Des enseignements peuvent être tirés des débats approfondis qui ont eu lieu, l’an dernier, à l’Assemblée nationale et au Sénat. Ces discussions ont montré que des consensus pouvaient émerger autour de ce texte : la définition du recul du trait de côte, la reconnaissance juridique de la stratégie nationale et des stratégies locales de gestion intégrée du trait de côte, la création de zones d’activité résiliente et temporaire, associées au bail réel immobilier littoral. Toutes ces innovations législatives ont été reconnues comme correspondant à un réel besoin des élus du littoral. Je soutiendrai donc ces dispositions, qui apportent des outils supplémentaires aux élus littoraux.
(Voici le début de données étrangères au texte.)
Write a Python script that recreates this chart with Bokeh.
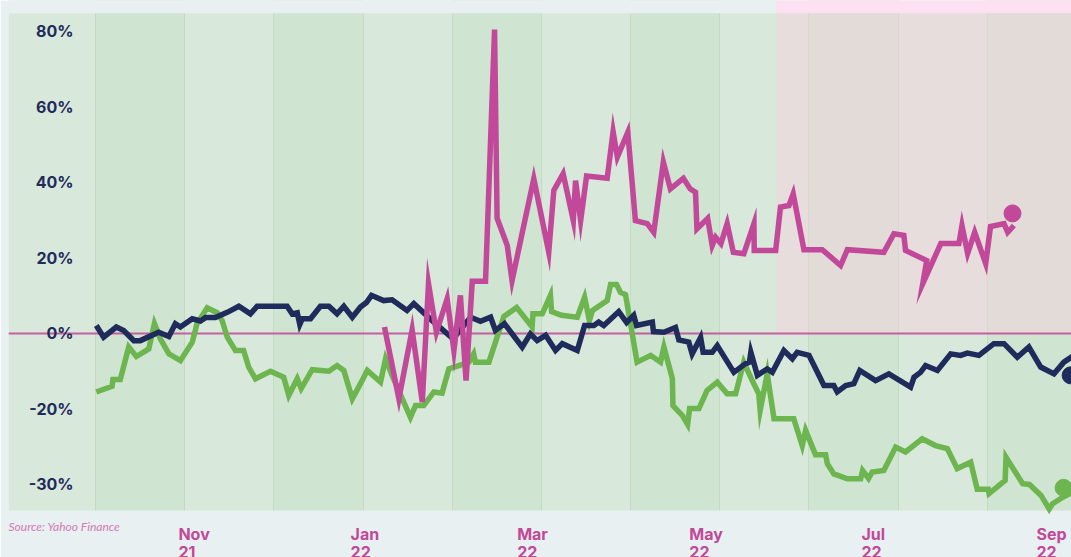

Les discussions de l’an dernier nous ont aussi rappelé le fort attachement des Français à la loi Littoral, garante de la protection de nos côtes. J’ai toujours défendu cette loi et, au moment de fêter ses trente-deux ans d’existence, je la défendrai encore et je veillerai à l’application équilibrée de ses deux volets, préservation et développement du littoral.
Toute modification de la loi Littoral doit être impérativement justifiée et encadrée, et les élus du littoral y sont extrêmement attentifs. Il ne s’agit pas « d’ouvrir la boîte de Pandore » en autorisant un « détricotage » de cette loi ; personne ne le souhaite. Ces dérogations à l’obligation d’urbanisation en continuité répondent à un besoin. Elles seront définies par les élus, les services de l’État et la commission départementale de la nature, des paysages et des sites dans le cadre de stratégies de territoire, et se feront hors des espaces proches du rivage, à l’exception, bien entendu, cher Michel Vaspart, des cultures marines, qui nécessitent la proximité de l’eau.
En ce qui concerne les dispositions relatives à l’indemnisation des biens endommagés, nous évoquerons bien sûr, durant ces discussions, le fonds Barnier, qui reste plafonné et dont il faudrait peut-être, madame la secrétaire d’État, réexaminer les cibles.
Mes chers collègues, c’est en disposant d’une information complète et dans un esprit de coconstruction intelligente entre les services de l’État et les élus que nous devrons faire évoluer l’aménagement de notre littoral.
Pour terminer, madame la secrétaire d’État, je veux réagir à votre propos liminaire. L’érosion côtière d’aujourd’hui, c’est la submersion de demain. Ne pas y voir un risque est une erreur stratégique. C’est ne pas s’attacher à ce qui nous manque en France, à savoir la culture du risque.